The ministers were also questioned on the use of public funds to finance a private enterprise where the taxpayers will not have free access.
State minister for Finance (Planning) David Bahati and her counterpart, Dr Ruth Aceng (Health), were appearing before the committee to defend the $379 million (about Shs1.3 trillion) project to be constructed in Lubowa, along the Kampala-Entebbe Road.
The committee chaired by former Finance minister Syda Bbumba heard that loan request is to act as a guarantee through a promissory note to the investor in the construction of the project.
Once in place, Mr Bahati told MPs, the facility will save taxpayers from footing "expensive bills" involved in medical tourism by government officials.
However, in the process of scrutinising the loan request, MPs found that the actual cost of the project is Shs914.1b and not Shs1.3 trillion the government wants to borrow.
The MPs, including Mr Thomas Tayebwa (NRM, Ruhinda North), William Nzoghu (FDC, Busongora North) and Kassiano Wadri (Arua Municipality) put the ministers to task to explain what they called "inflated figures/project cost."

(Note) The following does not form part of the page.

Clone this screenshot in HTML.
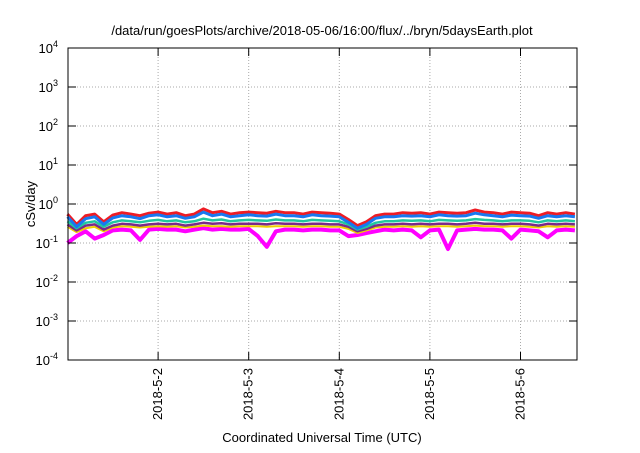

Mr Tayebwa asked why the cost of buying the hospital beds has been put at $ 940,000 ( about Shs3.4bn) as opposed to the market price of $350,000 (about Shs1.2 b).
Dr Michael Bukenya (NRM, Bukuya), who chairs Parliament's Committee on Health, questioned why government was more concerned with a facility to be utilised by opulent citizens some of whom are in high government positions rather than injecting the funds in "struggling" health facilities in the countryside.

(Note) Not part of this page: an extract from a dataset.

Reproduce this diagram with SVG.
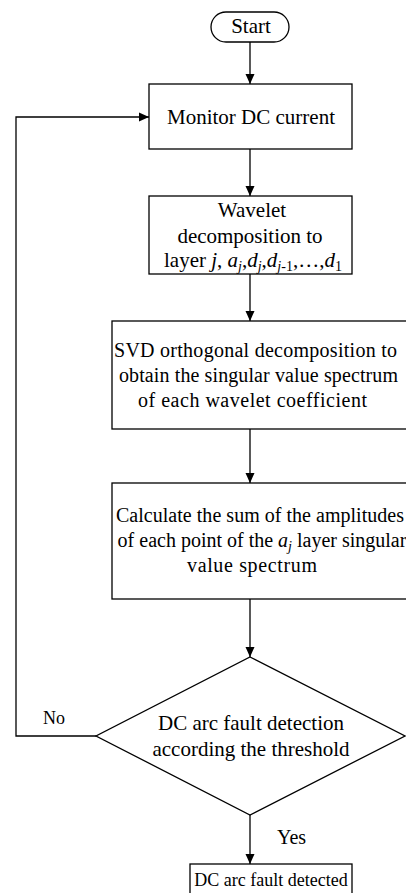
<svg xmlns="http://www.w3.org/2000/svg" width="406" height="893" viewBox="0 0 406 893">
<style>
.box{fill:#fff;stroke:#000;stroke-width:1.3}
.ln{fill:none;stroke:#000;stroke-width:1.3}
text{font-family:"Liberation Serif","Times New Roman",serif;font-size:21px;fill:#000}
.m{text-anchor:middle}
.s{font-size:20px}
.i{font-style:italic}
.sub{font-size:14px}
</style>
<defs>
<marker id="ah" markerWidth="10" markerHeight="10" refX="10" refY="5" orient="auto" markerUnits="userSpaceOnUse">
<path d="M0,0.5 L10,5 L0,9.5 Z" fill="#000"/>
</marker>
</defs>
<rect width="406" height="893" fill="#fff"/>
<g id="connectors">
<line class="ln" x1="250" y1="42" x2="250" y2="84" marker-end="url(#ah)"/>
<line class="ln" x1="250" y1="149" x2="250" y2="196" marker-end="url(#ah)"/>
<line class="ln" x1="250" y1="274" x2="250" y2="321" marker-end="url(#ah)"/>
<line class="ln" x1="250" y1="429" x2="250" y2="483" marker-end="url(#ah)"/>
<line class="ln" x1="250" y1="599" x2="250" y2="657" marker-end="url(#ah)"/>
<line class="ln" x1="250" y1="815" x2="250" y2="864" marker-end="url(#ah)"/>
<polyline class="ln" points="96,736 16,736 16,117 149,117" marker-end="url(#ah)"/>
<text x="43" y="724" style="font-size:18px">No</text>
<text x="277" y="844" style="font-size:20px">Yes</text>
</g>
<g id="start">
<rect class="box" x="211" y="12" width="78" height="30" rx="15" ry="15"/>
<text class="m" x="251" y="33">Start</text>
</g>
<g id="monitor">
<rect class="box" x="149" y="84" width="203" height="65"/>
<text class="m" x="251" y="124">Monitor DC current</text>
</g>
<g id="wavelet">
<rect class="box" x="149" y="196" width="203" height="78"/>
<text class="m" x="252" y="217">Wavelet</text>
<text class="m" x="250" y="243">decomposition to</text>
<text x="164" y="267">layer <tspan class="i">j</tspan>, <tspan class="i">a</tspan><tspan class="i sub" dy="4">j</tspan><tspan dy="-4">,</tspan><tspan class="i">d</tspan><tspan class="i sub" dy="4">j</tspan><tspan dy="-4">,</tspan><tspan class="i">d</tspan><tspan class="sub" dy="4"><tspan class="i">j</tspan>-1</tspan><tspan dy="-4">,…,</tspan><tspan class="i">d</tspan><tspan class="sub" dy="4">1</tspan></text>
</g>
<g id="svd">
<rect class="box" x="112" y="321" width="300" height="108"/>
<text class="m s" x="255.5" y="357" textLength="283" lengthAdjust="spacing">SVD orthogonal decomposition to</text>
<text class="m s" x="258.5" y="382" textLength="279" lengthAdjust="spacing">obtain the singular value spectrum</text>
<text class="m s" x="252.5" y="407" textLength="229" lengthAdjust="spacing">of each wavelet coefficient</text>
</g>
<g id="calc">
<rect class="box" x="112" y="483" width="300" height="116"/>
<text class="m s" x="260" y="522" textLength="288" lengthAdjust="spacing">Calculate the sum of the amplitudes</text>
<text class="m s" x="262" y="547">of each point of the <tspan class="i">a</tspan><tspan class="i sub" dy="4">j</tspan><tspan dy="-4"> layer singular</tspan></text>
<text class="m s" x="252" y="572" textLength="130" lengthAdjust="spacing">value spectrum</text>
</g>
<g id="decision">
<polygon class="box" points="250,657 405,736 250,815 96,736"/>
<text class="m" x="251" y="730">DC arc fault detection</text>
<text class="m" x="251" y="756">according the threshold</text>
</g>
<g id="detected">
<rect class="box" x="190" y="864" width="162" height="40"/>
<text class="m" x="271" y="886" style="font-size:18px">DC arc fault detected</text>
</g>
</svg>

"Whereas the idea for an international highly specialised hospital is good, I would suggest we put a precondition for government to first equip the health facilities in the districts," Dr Bukenya said.
The MPs also cited district hospitals and regional facilities that have been abandoned in favour of new projects. The hospitals, among them, Moyo, Yumbe, Nebbi, Kiboga, Kiryandongo, Bugiri, Kawolo and Gombe, remain in a sorry state, with some still using asbestos as roofing materials.
The renovation cost of all the 21 facilities was projected at $7m each, totalling to $147m (about Shs540 billion). But Mr Bahati told MPs that the government already signed the contract with the investor and that the danger lies in the legal implication of the cancellation of the contract.
"Once there is a missed opportunity to have the ISHU here in Kampala, we shall suffer default penalties because we have already signed the agreement," he said.
The minister also explained that the facility will be open to every citizen who can meet the cost and the charges shall not exceed the average prices for treatment abroad. The committee will meet again tomorrow to process the request by the government whose deadline is March 15.
Management. A joint partnership of FINASI/ROKO Construction Limited will develop and equip the facility over a two-year period, after which FINASI, in second partnership with the Papa Giovanni 23rd Hospital in Bergamo, Milan, will then operate the hospital for eight years after construction is complete.